* BEGIN Listed entries *
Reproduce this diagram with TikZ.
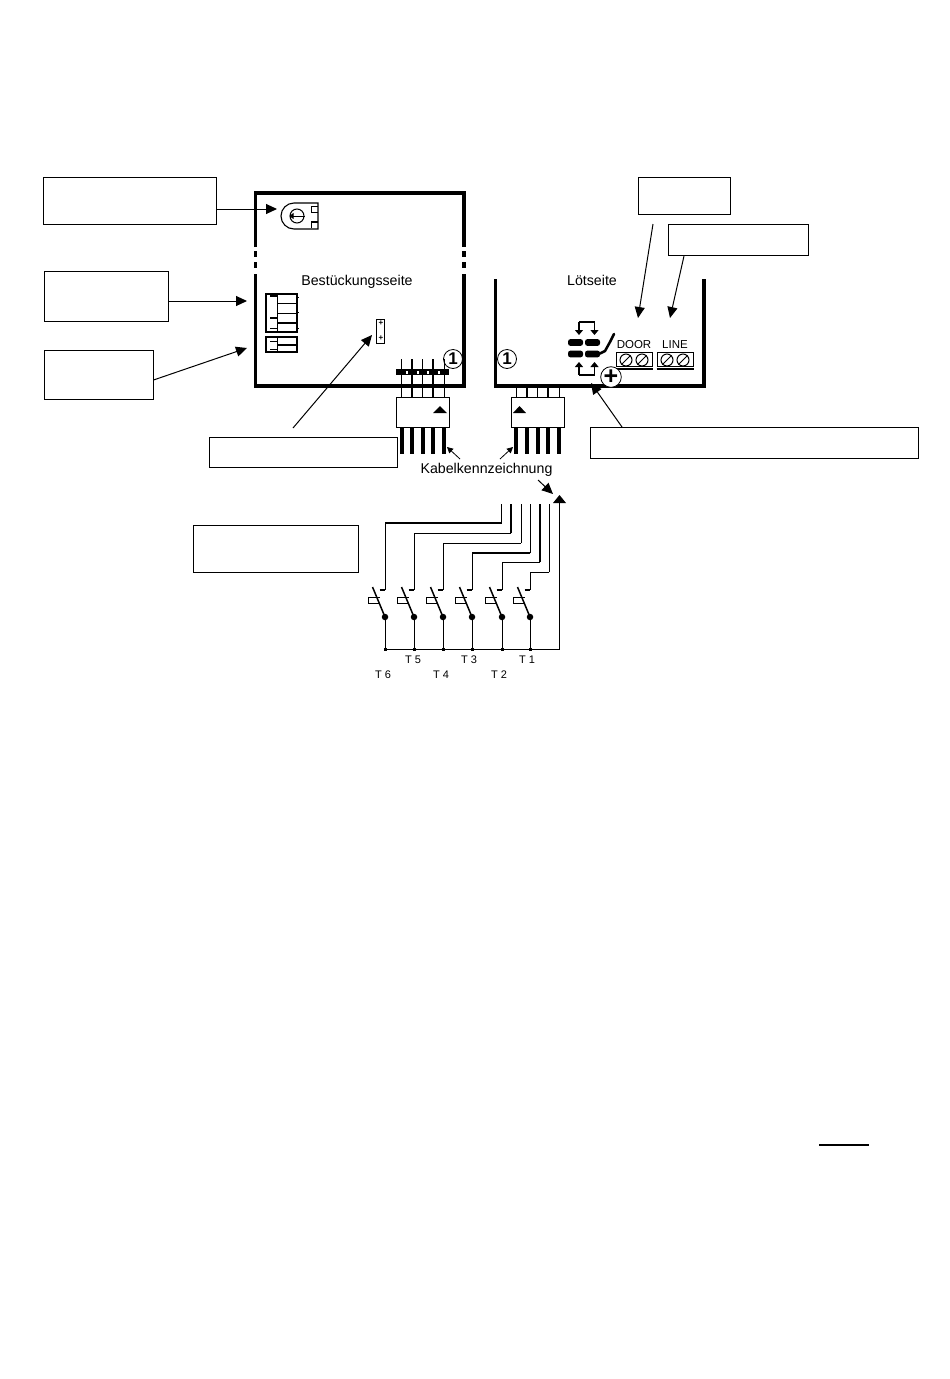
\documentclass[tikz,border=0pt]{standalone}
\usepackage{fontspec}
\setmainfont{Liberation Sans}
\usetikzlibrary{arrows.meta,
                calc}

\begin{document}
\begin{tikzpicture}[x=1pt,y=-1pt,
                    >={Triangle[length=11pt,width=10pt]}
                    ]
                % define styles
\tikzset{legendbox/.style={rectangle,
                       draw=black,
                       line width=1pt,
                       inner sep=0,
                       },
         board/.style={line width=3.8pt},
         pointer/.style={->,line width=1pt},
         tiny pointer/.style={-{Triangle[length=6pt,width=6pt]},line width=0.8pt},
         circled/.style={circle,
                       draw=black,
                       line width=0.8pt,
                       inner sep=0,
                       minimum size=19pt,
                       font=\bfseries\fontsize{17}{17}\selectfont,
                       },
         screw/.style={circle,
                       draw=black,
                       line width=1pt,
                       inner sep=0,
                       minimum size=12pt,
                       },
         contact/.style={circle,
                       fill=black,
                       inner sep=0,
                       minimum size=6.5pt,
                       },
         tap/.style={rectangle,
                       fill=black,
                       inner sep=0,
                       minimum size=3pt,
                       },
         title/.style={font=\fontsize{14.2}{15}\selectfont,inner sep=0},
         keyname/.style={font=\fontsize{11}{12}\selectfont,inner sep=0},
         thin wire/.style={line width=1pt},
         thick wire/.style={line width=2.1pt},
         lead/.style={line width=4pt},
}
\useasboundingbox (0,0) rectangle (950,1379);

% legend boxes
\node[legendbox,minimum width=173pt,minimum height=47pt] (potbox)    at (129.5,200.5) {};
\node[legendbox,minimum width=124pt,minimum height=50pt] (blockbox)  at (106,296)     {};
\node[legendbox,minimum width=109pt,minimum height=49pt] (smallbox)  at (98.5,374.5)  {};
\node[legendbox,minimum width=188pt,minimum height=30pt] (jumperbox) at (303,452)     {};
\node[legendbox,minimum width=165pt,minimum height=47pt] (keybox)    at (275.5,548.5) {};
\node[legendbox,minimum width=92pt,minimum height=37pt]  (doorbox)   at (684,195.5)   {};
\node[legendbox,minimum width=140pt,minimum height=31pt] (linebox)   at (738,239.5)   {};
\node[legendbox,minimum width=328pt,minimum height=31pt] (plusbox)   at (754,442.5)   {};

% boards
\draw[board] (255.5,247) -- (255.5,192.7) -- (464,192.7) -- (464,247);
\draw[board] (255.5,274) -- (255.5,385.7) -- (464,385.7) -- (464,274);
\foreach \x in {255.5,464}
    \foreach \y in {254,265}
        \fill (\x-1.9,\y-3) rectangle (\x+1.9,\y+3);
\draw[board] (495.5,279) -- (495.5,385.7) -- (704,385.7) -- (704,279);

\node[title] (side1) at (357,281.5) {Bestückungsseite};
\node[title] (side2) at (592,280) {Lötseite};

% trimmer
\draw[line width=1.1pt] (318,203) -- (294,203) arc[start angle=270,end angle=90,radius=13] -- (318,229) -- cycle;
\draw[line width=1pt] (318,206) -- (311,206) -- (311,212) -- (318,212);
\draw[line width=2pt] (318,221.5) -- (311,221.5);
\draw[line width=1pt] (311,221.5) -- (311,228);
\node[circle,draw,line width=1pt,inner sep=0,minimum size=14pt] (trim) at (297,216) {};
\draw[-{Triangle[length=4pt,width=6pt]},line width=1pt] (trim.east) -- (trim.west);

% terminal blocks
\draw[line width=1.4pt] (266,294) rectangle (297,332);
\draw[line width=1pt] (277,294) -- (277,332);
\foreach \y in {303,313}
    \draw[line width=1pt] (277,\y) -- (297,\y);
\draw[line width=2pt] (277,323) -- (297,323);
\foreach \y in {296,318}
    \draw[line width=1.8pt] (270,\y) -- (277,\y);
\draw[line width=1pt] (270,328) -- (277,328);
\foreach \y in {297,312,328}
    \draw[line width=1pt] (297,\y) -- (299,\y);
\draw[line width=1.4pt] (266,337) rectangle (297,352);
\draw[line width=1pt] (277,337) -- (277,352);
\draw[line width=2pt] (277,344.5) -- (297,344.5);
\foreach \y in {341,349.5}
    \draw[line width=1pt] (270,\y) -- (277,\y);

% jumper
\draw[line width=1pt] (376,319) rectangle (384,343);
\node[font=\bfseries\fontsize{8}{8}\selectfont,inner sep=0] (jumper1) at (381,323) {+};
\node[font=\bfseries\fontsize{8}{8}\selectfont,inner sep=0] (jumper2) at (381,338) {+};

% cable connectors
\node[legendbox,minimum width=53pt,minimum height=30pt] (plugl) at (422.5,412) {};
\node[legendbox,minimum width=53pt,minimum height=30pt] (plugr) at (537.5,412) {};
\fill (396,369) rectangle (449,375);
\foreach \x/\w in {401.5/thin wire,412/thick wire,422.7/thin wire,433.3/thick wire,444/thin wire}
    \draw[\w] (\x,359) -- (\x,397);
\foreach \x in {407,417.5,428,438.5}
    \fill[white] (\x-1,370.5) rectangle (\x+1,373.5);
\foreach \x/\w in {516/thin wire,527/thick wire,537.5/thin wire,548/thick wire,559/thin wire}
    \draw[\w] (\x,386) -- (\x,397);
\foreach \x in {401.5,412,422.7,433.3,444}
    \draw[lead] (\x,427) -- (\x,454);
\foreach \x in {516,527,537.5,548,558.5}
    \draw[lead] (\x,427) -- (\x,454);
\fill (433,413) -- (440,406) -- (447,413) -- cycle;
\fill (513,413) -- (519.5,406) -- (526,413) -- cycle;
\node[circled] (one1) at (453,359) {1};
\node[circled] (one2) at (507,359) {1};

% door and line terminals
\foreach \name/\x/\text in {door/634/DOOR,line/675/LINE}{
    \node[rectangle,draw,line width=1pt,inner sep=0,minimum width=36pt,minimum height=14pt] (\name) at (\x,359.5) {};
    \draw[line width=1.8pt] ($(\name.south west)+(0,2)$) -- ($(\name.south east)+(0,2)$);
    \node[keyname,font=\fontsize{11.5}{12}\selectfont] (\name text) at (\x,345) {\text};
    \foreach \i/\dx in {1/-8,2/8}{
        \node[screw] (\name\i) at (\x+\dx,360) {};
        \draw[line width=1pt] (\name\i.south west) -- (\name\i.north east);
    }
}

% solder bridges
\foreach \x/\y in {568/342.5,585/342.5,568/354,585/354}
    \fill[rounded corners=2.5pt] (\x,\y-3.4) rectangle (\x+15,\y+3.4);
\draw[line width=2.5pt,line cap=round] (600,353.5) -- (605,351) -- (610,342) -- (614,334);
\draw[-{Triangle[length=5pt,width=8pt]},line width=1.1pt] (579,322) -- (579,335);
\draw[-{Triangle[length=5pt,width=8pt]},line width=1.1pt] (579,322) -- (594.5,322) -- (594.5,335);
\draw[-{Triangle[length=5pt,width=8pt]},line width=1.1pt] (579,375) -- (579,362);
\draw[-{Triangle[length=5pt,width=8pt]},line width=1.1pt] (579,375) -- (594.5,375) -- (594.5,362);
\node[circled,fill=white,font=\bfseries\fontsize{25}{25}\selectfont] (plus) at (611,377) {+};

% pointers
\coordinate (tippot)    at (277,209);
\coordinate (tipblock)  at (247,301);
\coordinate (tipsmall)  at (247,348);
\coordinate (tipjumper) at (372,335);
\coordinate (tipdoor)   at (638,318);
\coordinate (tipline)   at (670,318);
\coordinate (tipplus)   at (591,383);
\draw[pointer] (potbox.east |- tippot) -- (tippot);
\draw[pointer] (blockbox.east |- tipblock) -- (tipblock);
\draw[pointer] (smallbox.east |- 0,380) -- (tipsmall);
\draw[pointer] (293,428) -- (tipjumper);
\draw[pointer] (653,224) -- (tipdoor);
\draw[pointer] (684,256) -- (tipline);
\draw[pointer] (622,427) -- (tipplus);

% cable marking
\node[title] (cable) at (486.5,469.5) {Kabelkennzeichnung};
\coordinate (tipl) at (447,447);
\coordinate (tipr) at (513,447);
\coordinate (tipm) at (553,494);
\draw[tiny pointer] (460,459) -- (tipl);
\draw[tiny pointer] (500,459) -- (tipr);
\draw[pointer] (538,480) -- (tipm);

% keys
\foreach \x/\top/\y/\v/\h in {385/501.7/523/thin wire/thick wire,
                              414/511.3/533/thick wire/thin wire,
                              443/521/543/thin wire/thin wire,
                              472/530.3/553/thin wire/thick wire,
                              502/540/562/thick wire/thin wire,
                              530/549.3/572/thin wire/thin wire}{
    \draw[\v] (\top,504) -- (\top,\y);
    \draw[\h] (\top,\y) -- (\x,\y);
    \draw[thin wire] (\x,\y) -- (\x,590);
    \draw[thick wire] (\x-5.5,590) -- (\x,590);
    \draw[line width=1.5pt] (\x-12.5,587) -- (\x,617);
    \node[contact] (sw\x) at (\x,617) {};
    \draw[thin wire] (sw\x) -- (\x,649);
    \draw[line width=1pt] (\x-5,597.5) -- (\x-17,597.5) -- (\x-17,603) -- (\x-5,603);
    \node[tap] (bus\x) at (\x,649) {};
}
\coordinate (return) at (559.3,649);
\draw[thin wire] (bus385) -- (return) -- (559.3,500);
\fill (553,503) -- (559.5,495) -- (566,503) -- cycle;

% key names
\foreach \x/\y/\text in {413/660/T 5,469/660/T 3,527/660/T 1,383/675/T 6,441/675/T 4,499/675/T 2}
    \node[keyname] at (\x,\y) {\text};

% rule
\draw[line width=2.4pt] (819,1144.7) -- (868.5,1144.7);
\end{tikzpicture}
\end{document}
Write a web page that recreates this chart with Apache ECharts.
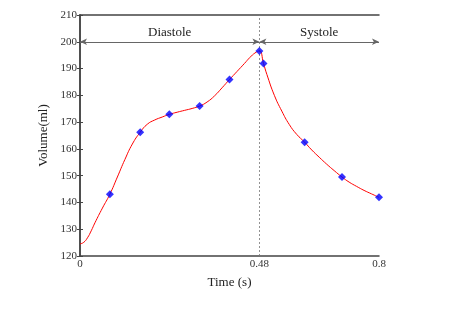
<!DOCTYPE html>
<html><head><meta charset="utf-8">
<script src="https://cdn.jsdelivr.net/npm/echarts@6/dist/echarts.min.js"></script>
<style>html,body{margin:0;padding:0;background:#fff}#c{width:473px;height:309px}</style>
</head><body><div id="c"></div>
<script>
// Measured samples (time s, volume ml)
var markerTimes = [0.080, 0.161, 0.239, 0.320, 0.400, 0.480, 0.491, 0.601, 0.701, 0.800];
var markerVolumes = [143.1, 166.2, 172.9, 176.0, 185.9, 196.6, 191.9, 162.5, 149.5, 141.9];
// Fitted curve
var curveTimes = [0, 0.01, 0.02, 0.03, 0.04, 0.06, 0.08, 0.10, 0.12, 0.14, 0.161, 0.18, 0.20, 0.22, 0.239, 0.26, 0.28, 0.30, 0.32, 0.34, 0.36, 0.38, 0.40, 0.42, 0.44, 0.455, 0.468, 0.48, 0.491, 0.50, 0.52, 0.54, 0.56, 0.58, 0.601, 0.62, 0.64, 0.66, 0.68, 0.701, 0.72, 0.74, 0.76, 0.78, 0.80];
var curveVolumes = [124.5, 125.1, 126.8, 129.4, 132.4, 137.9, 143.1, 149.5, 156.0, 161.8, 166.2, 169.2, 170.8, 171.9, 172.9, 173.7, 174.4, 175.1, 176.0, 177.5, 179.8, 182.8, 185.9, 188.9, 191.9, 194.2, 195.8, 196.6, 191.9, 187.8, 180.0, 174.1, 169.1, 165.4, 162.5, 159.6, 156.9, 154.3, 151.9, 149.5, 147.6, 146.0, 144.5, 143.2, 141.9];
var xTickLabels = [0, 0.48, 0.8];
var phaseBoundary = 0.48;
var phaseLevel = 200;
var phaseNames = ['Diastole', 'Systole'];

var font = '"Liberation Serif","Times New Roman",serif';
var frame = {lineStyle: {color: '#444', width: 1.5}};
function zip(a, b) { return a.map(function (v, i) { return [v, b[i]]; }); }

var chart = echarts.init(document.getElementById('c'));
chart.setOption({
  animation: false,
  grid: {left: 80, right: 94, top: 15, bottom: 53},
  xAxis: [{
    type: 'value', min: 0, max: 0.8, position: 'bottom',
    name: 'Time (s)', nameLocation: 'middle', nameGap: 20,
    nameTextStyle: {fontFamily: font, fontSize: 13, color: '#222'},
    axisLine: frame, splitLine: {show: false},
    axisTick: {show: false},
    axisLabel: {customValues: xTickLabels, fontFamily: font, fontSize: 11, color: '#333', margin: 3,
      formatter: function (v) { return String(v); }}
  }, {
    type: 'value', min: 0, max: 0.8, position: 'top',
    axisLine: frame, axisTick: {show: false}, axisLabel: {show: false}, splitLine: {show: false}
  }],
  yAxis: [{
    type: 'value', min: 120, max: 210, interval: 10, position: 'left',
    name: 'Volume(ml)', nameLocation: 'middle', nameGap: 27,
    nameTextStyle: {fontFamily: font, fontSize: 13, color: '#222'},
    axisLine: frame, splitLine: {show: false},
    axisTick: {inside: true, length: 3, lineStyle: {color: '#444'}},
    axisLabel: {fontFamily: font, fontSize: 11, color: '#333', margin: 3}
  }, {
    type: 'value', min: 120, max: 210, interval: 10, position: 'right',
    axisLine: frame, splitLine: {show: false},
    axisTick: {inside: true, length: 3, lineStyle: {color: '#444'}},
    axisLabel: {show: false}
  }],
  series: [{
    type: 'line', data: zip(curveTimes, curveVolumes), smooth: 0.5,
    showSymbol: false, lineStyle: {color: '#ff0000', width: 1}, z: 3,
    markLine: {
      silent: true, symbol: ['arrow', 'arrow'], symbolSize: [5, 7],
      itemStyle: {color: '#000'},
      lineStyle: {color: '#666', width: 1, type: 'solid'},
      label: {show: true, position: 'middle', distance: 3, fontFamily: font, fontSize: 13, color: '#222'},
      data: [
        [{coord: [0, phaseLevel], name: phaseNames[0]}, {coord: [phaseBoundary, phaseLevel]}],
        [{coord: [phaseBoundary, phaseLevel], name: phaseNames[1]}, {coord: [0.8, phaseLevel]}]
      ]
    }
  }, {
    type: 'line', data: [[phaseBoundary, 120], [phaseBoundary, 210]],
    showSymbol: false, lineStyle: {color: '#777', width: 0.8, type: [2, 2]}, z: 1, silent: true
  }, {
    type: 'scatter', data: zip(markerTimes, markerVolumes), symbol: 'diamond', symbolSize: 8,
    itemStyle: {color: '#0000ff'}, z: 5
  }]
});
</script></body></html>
* END Listed entries *
Exercise details:
Reproduce every line of the listing above in which the string "this" appears.

Exercise output:
Reproduce this diagram with TikZ.
Write a web page that recreates this chart with Apache ECharts.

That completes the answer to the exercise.